イケてないおじさんFusiが恋愛をする話。
モテるためにおしゃれして、ダイエットしてものすごくイケメンになりました~って
話でないところが非常にいいですね。
序盤からFusiはひどい扱いを受けますが、中盤少し持ちなおします。
ですが、映画の合間に挟まれる暗く冷たい映像からハッピーエンドで終わらせないという意思を感じました。
いい感じに進むけれども、また拒絶されてしまう。
初めてダンス教室に行った感想を聞かれたとき、Fusiは「3歩進んで2歩下がる」と言いました。まさにこの状態が続きます。
愛しのあの子と一緒に住む話まで出たのに、土壇場で拒絶されてしまうあんなひどい仕打ちを受ける理由はないのですが、彼は何も言わず引き下がります。
その後しばらく連絡を取り合わなかったことから考えると彼は振られてしまったのでしょう。
一人でエジプトへ行くシーン。最後この映画では貴重な彼の笑顔が見られるのです。
私、この笑顔は初めて海外に行くのが楽しみなので思わず出てしまったもので、彼女のことを考えて幸せを感じたからではないと思っています。
最後はやっぱり一人きり。
Fusiは誰も傷つけず、自分自身が一番落ち着く方法を選んでここまでやってきた。例えば、恋愛をしないことや古くからの友人を大切にすること。だけども周りはそういう目でみない。
いい年になって、恋人もおらず、子供のような遊びをしている人はすべて変人なんですよ。
周りからそういう目で見られていることもよくわかっている。だから余計にひきこもる。できることができなくなっていく。
毎日同じようなものを食べ、同じようなスケジュールで動く。ダサいけど悪くないとか、犯罪を犯すような人じゃないというのは決して誉め言葉ではないですが、この言葉が彼を現していると言えます。
私が思うに、Fusiってあの子のことを好きだったのでしょうか。悪く言えば恋愛ってものを誤解している。
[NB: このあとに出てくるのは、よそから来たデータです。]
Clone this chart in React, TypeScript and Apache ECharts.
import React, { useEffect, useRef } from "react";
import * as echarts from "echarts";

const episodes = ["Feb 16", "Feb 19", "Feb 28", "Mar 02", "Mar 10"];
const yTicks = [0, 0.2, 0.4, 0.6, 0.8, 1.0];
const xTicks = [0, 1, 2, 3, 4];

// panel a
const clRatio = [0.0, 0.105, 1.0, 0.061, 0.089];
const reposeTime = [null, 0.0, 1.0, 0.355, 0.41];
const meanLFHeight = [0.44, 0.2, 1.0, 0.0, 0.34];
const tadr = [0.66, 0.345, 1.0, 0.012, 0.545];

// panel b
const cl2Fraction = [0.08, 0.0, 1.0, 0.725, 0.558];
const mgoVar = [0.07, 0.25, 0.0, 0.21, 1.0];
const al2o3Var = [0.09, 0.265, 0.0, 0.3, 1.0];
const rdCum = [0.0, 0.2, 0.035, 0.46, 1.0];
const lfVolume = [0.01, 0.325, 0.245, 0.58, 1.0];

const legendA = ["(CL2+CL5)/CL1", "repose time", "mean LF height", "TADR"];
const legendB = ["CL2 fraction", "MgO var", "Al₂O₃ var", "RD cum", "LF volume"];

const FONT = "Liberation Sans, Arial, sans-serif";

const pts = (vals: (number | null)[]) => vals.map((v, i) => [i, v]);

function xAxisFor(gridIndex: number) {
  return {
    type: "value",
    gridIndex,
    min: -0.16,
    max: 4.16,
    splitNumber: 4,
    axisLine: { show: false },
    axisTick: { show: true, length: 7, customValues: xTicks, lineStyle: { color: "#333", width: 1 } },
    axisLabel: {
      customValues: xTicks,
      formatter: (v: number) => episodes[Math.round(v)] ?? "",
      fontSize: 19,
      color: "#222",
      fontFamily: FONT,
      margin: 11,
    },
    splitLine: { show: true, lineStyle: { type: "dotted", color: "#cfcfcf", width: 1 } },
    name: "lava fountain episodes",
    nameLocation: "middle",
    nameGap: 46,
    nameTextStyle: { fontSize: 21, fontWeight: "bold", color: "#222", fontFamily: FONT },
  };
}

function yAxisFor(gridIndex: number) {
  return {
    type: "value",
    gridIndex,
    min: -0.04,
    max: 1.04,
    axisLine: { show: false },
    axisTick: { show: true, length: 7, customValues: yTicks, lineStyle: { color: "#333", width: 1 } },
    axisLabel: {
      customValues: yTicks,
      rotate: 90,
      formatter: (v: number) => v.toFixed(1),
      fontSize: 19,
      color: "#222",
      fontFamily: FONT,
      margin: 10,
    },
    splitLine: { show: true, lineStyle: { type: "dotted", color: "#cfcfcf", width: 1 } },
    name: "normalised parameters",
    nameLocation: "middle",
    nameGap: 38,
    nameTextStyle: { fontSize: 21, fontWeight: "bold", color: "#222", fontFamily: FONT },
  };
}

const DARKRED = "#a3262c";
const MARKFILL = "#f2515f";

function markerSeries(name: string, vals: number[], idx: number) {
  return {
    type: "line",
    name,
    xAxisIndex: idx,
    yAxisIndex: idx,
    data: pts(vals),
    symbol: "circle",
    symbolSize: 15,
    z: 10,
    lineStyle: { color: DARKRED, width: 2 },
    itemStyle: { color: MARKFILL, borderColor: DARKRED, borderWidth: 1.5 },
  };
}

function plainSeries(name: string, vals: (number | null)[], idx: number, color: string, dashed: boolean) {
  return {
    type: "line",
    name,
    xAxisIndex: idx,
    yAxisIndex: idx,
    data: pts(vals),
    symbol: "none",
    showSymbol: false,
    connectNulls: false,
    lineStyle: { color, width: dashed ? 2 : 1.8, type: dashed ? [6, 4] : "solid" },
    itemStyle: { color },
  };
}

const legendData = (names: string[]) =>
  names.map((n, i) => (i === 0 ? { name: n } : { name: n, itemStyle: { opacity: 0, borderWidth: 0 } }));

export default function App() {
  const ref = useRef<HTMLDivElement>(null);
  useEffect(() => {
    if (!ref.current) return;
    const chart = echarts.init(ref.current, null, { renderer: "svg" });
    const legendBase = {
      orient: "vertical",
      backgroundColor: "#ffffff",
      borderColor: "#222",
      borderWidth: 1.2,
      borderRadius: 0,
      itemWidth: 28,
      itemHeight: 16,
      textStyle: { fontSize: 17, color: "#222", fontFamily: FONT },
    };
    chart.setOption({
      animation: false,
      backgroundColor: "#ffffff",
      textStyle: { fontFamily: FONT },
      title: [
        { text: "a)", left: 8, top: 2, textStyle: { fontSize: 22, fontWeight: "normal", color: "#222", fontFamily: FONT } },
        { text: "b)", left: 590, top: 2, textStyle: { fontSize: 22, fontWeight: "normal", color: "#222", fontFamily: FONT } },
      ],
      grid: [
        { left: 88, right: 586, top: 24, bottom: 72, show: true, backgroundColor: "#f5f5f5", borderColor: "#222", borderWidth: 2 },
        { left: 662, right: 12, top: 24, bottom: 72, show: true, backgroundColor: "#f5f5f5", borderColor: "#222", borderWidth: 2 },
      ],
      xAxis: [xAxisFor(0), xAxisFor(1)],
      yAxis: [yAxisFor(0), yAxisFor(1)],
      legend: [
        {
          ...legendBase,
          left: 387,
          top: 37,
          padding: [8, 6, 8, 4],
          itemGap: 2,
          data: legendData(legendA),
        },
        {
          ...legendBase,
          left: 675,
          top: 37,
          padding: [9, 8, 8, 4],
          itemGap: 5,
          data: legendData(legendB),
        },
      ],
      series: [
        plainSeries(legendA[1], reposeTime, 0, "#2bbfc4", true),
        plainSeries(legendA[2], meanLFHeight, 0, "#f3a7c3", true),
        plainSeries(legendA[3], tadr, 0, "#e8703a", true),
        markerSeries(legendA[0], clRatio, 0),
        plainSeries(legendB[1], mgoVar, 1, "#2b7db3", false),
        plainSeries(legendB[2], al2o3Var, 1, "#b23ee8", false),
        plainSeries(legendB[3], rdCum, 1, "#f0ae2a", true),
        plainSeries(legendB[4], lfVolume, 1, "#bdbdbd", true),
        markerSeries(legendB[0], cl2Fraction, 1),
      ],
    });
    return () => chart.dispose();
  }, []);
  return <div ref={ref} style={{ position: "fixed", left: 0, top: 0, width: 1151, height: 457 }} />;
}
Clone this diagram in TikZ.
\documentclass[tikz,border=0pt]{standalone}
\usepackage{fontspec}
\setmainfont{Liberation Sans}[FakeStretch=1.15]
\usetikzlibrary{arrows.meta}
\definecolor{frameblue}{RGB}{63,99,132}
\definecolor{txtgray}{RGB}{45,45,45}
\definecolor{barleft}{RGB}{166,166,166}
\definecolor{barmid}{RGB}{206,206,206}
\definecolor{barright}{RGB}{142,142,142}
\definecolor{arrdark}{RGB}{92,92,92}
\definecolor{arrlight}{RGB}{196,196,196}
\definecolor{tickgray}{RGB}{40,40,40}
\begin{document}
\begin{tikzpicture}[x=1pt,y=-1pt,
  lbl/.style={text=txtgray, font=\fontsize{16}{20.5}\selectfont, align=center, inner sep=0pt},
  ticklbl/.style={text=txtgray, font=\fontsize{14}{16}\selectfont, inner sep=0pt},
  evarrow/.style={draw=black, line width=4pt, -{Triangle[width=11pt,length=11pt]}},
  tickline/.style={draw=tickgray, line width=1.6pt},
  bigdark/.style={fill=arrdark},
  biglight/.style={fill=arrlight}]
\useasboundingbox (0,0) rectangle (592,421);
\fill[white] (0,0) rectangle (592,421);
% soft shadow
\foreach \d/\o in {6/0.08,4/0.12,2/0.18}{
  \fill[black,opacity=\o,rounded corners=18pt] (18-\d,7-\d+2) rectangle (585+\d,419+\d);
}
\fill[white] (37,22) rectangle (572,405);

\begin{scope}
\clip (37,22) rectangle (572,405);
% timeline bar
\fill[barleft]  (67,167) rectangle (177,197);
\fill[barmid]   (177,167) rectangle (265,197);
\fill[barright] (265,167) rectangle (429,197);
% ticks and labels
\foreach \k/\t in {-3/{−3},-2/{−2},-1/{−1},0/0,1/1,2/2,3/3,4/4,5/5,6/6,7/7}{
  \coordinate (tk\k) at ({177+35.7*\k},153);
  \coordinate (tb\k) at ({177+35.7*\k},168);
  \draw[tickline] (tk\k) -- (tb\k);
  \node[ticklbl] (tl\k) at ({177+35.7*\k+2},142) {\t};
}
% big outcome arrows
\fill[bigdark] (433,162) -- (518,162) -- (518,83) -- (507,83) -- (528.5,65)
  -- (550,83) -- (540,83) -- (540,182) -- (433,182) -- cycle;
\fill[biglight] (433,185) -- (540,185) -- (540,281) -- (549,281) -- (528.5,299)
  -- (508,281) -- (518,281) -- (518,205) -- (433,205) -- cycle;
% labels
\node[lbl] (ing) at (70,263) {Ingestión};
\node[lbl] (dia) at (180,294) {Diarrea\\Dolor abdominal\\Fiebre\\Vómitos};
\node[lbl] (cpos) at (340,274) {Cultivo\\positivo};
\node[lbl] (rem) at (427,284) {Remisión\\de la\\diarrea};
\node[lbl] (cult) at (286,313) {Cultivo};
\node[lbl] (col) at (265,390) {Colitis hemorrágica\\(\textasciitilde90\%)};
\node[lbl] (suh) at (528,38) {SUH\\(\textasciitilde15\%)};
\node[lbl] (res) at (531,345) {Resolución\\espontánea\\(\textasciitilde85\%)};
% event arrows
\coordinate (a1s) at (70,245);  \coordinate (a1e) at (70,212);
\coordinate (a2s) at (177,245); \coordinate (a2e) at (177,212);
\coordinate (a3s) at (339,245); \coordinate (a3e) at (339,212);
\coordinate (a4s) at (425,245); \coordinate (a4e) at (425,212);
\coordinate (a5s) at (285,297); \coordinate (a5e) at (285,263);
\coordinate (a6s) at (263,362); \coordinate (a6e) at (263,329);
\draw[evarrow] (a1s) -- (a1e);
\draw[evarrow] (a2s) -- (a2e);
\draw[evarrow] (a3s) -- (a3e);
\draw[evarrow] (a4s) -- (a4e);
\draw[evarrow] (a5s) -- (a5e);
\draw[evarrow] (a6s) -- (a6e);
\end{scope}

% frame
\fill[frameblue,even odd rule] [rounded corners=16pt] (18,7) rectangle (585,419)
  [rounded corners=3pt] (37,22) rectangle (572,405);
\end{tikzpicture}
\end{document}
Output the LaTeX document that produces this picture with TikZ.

目の前に死にそうな子犬なり子猫がいたら助けますよね。たぶんそんな気持ち。
彼女家の窓を破壊して、侵入するのも彼女が恋しかったわけではない。
そうしなければ死ぬと思ったから。料理も掃除も彼女をお風呂に入れたのも同じ理由です。あの店を買うのも異常です。でもそうでしか愛情を表現できなかったんですよね。
かわいそうと思う気持ちと、やっぱり何らかの精神疾患があるんじゃないかという気持ちと、自業自得だよねという気持ち。
私はたまたま結婚して子供ができましたが、Fusiになる素質は十分ありました。
なんだか他人事とは思えないような映画でしたが、やっぱり恋愛映画はハッピーエンドがいいなぁ。